The movie also featured Estelle Winwood, whose name I only just learned, but looked very familiar to me. Looking at her IMDb profile, I found I'd seen her in many movies, but I mainly remembered her for her small role in John Huston's The Misfits, where she plays a church lady who takes money from Marilyn Monroe as Monroe numbly but fervently attempts to feed salvation.

But, of course, my earliest memory of Estelle actually comes from this.

Thursday, February 01, 2007

Everything will be all right.

This is what happens when you fuck with performance artists;



The face of corporate greed, ladies and gentlemen, is wreathed in dreadlocks.
From Dictionary.com;

hoax
–noun
1. something intended to deceive or defraud: The Piltdown man was a scientific hoax.

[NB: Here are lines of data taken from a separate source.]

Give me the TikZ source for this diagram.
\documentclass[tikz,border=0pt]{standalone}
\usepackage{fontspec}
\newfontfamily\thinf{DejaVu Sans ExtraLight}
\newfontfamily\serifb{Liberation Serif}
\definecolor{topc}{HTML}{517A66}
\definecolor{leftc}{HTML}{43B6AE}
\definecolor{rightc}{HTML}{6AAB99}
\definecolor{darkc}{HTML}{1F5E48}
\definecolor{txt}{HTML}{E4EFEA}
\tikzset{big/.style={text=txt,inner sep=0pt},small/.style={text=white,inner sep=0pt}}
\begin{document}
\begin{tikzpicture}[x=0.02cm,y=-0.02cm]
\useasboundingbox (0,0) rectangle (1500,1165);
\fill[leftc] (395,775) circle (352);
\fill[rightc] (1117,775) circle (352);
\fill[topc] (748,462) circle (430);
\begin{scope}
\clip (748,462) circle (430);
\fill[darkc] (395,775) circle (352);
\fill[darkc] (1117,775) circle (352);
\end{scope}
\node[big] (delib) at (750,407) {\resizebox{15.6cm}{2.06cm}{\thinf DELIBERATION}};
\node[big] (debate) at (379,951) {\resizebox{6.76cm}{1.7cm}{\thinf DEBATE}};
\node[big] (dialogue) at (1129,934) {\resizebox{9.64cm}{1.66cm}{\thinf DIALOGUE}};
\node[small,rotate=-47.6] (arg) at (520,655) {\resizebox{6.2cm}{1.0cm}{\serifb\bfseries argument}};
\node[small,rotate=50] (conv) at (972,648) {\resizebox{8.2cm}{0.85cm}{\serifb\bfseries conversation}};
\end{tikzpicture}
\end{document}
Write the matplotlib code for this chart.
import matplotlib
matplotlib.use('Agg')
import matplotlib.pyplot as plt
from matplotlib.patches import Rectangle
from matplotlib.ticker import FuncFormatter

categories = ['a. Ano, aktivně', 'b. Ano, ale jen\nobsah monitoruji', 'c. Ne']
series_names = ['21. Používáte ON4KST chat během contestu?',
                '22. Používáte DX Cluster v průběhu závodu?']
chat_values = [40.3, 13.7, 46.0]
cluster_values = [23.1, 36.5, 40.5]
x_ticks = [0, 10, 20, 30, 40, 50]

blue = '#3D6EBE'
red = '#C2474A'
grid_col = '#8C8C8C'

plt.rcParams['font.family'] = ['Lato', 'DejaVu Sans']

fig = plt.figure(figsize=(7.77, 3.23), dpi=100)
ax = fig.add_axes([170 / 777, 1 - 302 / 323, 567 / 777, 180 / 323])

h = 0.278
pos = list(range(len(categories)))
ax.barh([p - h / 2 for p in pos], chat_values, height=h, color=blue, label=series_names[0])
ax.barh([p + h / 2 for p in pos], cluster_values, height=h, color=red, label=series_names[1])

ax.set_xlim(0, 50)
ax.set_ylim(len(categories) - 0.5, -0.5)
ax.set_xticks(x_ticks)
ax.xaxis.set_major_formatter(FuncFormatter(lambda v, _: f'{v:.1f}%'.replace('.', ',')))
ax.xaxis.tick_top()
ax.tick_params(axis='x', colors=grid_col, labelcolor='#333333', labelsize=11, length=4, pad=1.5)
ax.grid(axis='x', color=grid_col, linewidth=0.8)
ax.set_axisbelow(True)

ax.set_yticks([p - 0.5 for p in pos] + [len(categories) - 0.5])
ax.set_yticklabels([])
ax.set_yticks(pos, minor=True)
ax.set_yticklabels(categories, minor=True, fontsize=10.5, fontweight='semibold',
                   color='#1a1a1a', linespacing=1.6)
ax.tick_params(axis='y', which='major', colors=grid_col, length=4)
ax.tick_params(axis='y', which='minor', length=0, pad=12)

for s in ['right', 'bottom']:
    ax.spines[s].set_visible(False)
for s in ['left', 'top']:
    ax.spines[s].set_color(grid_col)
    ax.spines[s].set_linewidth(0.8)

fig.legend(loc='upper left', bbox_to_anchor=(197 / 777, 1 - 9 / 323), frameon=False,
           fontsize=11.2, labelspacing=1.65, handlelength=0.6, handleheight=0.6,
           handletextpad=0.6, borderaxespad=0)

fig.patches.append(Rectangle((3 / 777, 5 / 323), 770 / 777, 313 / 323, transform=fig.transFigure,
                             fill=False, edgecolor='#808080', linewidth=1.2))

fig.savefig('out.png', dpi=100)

So why is the Mooninite marketing incident refered to as hoax all the fuck over the place?

If hoax implies intent . . . just what deception was intended? Just what is implied beyond "rude Mooninite"? The fact that it's coupled with an obvious electronic device? Would it really be more likely for a bomb accompanied by a rude drawing to be obviously electronic than not? Anyone with a brain cell would say "no." So, are we to then expect ambiguous public signage to be accompanied by disclaimers?

Two innocent kids are already in jail for what the quivering jelly Boston apparently has for a mayor referred to as "corporate greed". I've looked at one of the kids' web sites. Yeah, obviously corporate greed. Obviously a big, fucking danger. Or maybe I need to be a rich old jackass to see it that way.

If anyone goes to prison for this, even if it's Ted Turner, I think it may be the most 1984-like incursion on the right to free speech yet.

I'm not encouraged by almost universal news coverage of the event portraying it as a narrowly avoided danger or a malicious stunt. So far, Keith Olbermann's the only newsperson I've seen covering it as the piece of ridiculousness it is.

Odd Lite Brite advertisements don't scare me. Piggish government bureaucrats who arrest people for them do.